= NHS Low Income Scheme =

The NHS Low Income Scheme is intended to reduce the cost of NHS prescription charges, NHS dentistry, sight tests, glasses and contact lenses, necessary costs of travel to receive NHS treatment, NHS wigs and fabric supports, i.e. spinal or abdominal supports or surgical brassieres supplied through a hospital. It is administered by the NHS Business Services Authority. It is not necessary to be in receipt of any benefits in order to qualify.

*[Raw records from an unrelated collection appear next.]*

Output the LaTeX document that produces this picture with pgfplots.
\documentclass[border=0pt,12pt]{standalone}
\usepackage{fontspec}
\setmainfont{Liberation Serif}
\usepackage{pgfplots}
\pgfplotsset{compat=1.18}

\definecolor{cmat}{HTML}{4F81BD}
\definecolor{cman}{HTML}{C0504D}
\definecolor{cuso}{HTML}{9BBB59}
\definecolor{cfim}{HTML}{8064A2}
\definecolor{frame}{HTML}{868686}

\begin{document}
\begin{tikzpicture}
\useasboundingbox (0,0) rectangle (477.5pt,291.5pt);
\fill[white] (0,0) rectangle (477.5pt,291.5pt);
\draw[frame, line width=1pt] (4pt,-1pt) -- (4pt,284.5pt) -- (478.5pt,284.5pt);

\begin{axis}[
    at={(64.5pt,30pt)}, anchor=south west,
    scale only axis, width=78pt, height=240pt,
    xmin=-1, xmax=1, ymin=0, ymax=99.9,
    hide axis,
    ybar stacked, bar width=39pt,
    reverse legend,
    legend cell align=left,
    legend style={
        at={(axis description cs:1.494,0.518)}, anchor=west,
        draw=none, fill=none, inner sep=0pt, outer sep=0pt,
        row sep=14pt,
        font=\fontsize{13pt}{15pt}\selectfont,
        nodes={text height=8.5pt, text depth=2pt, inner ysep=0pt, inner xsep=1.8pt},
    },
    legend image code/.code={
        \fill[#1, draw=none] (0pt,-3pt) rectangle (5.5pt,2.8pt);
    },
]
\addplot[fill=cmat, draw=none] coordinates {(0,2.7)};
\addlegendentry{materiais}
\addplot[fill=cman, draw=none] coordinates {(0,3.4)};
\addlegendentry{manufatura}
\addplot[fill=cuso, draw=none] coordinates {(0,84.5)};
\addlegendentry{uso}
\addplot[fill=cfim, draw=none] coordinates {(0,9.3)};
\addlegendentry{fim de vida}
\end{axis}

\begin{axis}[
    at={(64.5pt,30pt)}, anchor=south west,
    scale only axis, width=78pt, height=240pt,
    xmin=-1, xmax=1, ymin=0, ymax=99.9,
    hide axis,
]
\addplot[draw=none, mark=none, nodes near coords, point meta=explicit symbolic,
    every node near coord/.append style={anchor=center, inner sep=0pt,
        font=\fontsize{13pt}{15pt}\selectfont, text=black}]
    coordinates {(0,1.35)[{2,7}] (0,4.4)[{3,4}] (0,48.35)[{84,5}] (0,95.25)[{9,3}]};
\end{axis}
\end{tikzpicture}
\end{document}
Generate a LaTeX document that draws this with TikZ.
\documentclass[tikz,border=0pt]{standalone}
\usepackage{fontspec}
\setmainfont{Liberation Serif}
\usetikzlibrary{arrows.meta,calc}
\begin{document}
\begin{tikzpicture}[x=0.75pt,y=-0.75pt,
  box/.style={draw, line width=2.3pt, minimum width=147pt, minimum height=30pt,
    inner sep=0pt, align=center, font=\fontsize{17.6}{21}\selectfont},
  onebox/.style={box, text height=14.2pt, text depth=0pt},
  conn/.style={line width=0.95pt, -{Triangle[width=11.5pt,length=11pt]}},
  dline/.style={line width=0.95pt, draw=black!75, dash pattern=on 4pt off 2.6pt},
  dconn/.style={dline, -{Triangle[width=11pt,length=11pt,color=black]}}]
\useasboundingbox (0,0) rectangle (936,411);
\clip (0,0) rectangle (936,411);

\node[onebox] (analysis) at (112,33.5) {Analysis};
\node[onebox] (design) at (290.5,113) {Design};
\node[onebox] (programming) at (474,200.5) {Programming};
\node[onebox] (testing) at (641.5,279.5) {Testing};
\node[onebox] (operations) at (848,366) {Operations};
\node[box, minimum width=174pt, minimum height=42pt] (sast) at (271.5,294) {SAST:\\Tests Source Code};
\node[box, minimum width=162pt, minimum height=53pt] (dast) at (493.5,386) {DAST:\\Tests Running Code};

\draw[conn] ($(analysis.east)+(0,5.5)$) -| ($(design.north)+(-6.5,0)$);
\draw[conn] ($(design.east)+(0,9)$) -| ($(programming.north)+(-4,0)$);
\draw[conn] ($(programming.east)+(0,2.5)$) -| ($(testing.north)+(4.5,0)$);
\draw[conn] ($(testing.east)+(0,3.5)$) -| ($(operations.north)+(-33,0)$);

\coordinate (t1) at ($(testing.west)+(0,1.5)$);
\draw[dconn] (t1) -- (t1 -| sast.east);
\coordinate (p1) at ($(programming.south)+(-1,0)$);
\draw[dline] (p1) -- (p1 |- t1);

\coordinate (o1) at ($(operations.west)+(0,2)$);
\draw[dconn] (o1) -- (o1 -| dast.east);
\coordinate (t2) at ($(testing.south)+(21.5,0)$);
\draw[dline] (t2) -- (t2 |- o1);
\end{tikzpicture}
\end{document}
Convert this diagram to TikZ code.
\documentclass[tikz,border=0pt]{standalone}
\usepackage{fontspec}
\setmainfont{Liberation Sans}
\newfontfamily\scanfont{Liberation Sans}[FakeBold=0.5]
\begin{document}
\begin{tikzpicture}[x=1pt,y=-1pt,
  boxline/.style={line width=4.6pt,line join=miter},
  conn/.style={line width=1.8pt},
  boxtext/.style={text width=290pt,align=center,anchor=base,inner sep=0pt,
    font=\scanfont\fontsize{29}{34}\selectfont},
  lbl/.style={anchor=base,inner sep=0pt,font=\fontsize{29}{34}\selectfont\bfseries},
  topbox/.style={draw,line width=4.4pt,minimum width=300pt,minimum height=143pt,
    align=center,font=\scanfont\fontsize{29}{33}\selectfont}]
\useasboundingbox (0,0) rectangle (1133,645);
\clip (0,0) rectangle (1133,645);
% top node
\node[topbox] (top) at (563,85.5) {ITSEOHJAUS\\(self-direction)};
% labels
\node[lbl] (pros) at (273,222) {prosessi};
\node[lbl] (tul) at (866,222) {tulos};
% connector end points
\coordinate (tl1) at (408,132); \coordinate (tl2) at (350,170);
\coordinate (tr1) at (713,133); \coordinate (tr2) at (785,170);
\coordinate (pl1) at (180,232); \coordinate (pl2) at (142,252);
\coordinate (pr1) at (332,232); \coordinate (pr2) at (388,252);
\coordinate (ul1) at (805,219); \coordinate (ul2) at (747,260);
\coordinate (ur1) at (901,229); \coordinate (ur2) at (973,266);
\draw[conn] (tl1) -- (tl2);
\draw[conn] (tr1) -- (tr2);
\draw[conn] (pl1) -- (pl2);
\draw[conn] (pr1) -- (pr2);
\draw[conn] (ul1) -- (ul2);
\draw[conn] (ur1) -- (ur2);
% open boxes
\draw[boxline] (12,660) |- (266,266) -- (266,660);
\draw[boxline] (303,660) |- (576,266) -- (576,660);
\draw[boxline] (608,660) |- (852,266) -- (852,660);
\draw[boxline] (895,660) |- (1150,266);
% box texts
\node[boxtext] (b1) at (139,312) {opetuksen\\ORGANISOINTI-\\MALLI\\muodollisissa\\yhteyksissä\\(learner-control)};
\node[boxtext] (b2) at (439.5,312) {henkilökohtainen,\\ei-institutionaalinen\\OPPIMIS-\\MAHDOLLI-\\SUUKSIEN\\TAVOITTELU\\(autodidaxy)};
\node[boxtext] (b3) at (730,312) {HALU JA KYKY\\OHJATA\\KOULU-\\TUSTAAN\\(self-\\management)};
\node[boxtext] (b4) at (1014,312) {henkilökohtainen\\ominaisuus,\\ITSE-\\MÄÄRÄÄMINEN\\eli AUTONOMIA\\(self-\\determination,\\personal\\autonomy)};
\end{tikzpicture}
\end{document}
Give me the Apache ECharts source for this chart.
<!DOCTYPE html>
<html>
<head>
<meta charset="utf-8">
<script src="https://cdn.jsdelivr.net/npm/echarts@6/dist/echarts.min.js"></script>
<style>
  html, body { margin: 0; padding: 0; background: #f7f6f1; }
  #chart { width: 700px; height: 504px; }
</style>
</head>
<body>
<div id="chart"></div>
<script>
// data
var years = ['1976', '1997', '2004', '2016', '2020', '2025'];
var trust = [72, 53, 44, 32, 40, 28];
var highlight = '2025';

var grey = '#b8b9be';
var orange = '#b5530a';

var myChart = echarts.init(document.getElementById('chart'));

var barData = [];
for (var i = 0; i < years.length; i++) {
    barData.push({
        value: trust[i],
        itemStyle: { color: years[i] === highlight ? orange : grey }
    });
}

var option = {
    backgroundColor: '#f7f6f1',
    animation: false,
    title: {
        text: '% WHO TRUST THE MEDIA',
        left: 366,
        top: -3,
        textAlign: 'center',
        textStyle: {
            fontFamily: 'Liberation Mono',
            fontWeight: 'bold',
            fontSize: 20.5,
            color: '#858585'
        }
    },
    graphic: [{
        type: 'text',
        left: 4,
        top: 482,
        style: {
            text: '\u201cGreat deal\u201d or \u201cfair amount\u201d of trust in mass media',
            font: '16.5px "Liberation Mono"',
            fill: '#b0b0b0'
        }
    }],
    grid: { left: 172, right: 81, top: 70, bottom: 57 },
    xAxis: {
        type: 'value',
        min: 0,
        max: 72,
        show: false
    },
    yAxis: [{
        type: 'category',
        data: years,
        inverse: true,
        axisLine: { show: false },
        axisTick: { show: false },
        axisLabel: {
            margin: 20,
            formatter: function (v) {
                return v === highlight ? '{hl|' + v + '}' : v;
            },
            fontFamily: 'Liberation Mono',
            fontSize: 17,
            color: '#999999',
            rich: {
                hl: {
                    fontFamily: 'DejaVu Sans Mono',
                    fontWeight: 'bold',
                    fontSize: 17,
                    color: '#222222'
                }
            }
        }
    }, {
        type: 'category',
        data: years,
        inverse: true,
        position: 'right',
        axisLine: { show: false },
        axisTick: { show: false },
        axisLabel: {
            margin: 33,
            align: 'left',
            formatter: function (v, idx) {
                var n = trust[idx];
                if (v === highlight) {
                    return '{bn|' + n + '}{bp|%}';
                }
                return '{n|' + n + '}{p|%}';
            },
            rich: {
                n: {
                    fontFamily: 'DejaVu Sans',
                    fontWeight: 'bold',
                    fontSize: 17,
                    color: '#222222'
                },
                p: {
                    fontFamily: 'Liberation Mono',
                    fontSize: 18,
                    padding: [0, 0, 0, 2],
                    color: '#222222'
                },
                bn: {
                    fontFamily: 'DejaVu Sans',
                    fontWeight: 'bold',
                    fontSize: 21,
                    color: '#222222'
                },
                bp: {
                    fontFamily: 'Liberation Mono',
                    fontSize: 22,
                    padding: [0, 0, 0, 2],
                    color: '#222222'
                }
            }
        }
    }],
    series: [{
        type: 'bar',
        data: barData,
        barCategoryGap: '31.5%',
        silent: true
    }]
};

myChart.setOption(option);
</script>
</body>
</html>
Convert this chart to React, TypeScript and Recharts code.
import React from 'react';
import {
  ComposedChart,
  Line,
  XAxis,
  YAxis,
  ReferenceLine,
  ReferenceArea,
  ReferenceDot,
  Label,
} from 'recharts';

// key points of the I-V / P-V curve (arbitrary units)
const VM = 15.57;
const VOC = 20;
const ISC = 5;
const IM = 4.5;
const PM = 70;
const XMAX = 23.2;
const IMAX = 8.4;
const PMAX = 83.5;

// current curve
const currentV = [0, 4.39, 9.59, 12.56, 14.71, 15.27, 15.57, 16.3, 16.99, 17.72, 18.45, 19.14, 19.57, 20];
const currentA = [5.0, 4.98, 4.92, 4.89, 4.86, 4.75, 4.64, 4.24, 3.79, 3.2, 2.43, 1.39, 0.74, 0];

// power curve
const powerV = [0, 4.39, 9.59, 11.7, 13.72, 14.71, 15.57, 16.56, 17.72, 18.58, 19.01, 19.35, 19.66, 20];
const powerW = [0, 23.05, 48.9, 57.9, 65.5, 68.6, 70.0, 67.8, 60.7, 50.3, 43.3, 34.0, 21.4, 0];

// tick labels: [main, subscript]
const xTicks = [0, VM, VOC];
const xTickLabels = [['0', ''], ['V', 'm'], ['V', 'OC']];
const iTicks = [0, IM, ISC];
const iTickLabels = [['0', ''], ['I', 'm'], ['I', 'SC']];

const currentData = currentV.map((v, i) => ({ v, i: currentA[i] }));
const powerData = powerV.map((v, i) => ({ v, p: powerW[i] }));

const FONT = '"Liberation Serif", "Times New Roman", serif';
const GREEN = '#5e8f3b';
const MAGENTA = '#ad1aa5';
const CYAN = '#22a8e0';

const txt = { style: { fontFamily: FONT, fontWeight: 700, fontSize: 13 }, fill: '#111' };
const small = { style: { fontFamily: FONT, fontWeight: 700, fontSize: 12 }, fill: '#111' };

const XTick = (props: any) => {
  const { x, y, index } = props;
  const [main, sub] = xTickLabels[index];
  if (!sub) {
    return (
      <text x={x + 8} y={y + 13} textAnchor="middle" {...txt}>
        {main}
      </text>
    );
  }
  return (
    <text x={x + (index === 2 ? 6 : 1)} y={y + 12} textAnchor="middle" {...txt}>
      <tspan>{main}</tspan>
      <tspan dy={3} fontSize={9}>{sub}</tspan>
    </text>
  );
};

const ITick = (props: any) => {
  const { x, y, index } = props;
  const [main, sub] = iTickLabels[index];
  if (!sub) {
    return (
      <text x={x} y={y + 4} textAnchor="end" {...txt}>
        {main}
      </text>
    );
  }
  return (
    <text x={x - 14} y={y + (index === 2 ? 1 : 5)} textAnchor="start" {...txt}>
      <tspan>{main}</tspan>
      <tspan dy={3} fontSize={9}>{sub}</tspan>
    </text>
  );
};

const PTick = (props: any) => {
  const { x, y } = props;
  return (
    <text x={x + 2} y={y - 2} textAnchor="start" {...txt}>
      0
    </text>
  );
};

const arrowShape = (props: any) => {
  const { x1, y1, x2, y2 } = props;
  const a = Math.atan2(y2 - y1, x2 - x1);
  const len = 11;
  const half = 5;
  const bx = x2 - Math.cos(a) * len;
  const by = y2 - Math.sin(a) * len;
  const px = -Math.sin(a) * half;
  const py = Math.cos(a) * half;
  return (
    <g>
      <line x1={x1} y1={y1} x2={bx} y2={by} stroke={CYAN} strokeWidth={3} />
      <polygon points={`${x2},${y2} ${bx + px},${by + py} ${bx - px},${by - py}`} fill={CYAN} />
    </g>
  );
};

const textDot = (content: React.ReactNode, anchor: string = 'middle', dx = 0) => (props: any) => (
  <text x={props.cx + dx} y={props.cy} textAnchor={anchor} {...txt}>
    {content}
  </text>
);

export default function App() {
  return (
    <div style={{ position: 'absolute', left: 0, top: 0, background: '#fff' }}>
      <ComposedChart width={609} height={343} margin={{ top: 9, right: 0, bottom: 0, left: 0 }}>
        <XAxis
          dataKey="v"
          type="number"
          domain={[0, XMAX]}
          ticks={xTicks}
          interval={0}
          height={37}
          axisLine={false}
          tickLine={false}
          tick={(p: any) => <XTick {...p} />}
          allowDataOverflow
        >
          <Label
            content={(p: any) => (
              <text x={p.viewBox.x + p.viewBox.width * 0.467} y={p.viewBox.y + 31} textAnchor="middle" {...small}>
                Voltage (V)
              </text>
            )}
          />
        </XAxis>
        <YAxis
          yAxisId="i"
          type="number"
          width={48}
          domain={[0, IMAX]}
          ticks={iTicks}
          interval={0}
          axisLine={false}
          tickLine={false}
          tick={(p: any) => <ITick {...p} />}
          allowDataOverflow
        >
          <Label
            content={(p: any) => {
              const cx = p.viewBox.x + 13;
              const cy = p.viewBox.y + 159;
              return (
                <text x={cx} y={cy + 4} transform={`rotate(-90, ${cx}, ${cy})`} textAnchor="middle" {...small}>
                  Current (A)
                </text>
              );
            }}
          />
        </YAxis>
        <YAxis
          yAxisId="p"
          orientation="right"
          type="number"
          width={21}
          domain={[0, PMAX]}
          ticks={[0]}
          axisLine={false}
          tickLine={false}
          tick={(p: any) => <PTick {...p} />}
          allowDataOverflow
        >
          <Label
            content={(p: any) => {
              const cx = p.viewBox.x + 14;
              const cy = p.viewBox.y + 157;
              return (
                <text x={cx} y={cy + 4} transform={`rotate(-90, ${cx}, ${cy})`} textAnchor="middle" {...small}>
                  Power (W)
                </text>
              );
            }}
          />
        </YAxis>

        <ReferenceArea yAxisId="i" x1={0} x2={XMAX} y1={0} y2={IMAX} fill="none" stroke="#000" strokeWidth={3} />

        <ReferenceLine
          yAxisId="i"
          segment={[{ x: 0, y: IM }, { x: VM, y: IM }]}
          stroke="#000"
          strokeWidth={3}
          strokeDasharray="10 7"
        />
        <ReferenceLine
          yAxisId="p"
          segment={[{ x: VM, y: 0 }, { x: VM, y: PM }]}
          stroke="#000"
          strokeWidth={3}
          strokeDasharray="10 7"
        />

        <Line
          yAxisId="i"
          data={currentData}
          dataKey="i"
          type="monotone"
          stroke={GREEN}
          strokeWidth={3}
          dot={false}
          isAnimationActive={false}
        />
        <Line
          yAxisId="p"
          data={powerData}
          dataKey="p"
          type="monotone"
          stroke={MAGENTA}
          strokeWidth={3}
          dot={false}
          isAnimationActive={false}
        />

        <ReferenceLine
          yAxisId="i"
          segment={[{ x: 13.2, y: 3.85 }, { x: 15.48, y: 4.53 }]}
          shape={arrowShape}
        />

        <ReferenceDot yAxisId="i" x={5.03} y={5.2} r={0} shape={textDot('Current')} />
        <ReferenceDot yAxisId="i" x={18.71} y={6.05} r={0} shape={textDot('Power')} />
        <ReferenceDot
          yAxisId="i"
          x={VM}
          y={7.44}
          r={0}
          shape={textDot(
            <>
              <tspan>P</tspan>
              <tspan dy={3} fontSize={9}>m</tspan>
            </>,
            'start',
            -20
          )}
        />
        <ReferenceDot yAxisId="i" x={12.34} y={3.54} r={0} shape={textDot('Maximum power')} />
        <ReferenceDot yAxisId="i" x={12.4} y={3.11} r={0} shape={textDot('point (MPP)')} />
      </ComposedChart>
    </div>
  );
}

An online application system was under trial in 2022. It is restricted to people who do not have capital or savings of over £6,000.

==Tax credits==
People entitled to most means-tested benefits do not need to use the scheme as they are exempt from these charges. People who receive working tax credit or child tax credit are automatically assessed and, if entitled, issued with an NHS Tax Credit Exemption Certificate. Tax credit beneficiaries with an income of less than £15,276 (2013 figure), people who receive working tax credit and child tax credit and those who receive working tax credit with a disability element are entitled to a certificate.

==Universal Credit==
The introduction of Universal Credit led to complications. People entitled to Universal Credit who had net earnings of less than £435 in a month (or £935 or less if they have a child element or had limited capability for work) should receive free prescriptions on the same basis as other people in receipt of other means tested benefits. However, as of December 2017, at which point the introduction of universal credit (which started in April 2013) was well under way, the prescription form did not mention it. Claimants were officially advised by NHS England to tick the box for income-based jobseeker's allowance.

==Outside England==
Charges are not made for prescriptions, wigs or fabric supports in Scotland or Wales.

==Financial assessment==
The assessment of means uses similar principles to those of income support. Weekly income is compared to assessed requirements but includes housing costs and council tax which income support does not. There is a capital limit (between the claimant and their partner, if they have one) of £23,250 for those permanently in a care home (£24,000 in Wales) and £16,000 for everyone else.

==Certificates==
The HC2 certificate for full help (which includes free NHS prescriptions), is issued if weekly income is less than or equal to requirements, or income is greater than requirements by no more than half the current English prescription charge. The HC3 certificate for partial help is issued if income is greater than requirements by more than half the current English prescription charge. This shows the payment liability for health costs. It is possible to apply for a refund of charges already paid when an application for a certificate is made. HC1 refers to the form used to claim eligibility under the scheme.